▶ _WHAT TO WORK ON_
Repeat exactly the lines of the listing below, please, starting with the first and ending with the line containing "from matplotlib.path import Path"; leave out the rest.

--- Begin DATASET CONTENT ---

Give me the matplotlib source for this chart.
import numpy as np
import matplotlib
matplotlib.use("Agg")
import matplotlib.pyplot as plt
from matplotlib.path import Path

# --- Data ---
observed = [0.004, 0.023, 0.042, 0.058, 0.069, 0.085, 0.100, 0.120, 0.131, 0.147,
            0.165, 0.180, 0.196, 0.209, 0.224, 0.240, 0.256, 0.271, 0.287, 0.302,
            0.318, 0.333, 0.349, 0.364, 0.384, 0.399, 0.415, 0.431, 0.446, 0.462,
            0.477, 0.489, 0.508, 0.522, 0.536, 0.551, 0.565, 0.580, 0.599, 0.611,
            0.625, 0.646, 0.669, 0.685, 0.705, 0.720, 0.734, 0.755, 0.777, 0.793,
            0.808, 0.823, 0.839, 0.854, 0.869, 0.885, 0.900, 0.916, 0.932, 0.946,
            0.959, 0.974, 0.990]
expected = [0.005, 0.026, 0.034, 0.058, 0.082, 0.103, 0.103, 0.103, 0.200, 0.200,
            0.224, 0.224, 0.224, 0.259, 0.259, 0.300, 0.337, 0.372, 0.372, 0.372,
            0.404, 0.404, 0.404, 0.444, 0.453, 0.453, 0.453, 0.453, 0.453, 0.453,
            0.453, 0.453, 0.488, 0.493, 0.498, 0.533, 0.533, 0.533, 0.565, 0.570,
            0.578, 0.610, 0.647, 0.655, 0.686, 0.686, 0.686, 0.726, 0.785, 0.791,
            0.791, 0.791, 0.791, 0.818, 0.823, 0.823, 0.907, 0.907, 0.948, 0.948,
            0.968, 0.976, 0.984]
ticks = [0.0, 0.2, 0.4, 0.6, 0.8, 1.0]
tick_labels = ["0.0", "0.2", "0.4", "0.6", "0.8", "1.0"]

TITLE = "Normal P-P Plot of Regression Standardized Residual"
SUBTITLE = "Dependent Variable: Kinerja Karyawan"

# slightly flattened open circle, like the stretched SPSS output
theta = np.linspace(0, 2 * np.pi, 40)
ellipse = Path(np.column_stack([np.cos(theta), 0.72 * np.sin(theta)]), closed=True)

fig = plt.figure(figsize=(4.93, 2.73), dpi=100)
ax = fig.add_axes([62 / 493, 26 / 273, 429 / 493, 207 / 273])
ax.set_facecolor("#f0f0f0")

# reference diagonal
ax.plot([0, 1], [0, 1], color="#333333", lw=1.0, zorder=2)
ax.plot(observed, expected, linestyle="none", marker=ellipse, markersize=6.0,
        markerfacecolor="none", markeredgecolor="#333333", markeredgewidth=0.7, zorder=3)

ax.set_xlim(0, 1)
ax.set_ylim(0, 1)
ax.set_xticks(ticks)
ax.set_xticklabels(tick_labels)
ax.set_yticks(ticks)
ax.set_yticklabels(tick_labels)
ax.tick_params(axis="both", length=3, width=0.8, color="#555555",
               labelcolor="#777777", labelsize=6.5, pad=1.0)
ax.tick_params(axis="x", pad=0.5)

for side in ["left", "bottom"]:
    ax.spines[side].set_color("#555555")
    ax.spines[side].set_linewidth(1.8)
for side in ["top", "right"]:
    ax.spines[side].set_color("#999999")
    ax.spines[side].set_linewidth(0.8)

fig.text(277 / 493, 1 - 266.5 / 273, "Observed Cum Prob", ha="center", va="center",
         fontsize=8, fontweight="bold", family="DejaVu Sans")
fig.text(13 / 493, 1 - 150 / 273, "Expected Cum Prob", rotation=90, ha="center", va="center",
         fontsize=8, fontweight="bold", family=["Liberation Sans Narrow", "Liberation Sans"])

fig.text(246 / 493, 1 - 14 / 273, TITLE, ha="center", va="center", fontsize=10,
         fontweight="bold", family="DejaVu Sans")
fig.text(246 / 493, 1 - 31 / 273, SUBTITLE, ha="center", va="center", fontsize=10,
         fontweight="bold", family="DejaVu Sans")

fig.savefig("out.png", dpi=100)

--- End DATASET CONTENT ---

▶ _ANSWER FOR THE TASK_
Give me the matplotlib source for this chart.
import numpy as np
import matplotlib
matplotlib.use("Agg")
import matplotlib.pyplot as plt
from matplotlib.path import Path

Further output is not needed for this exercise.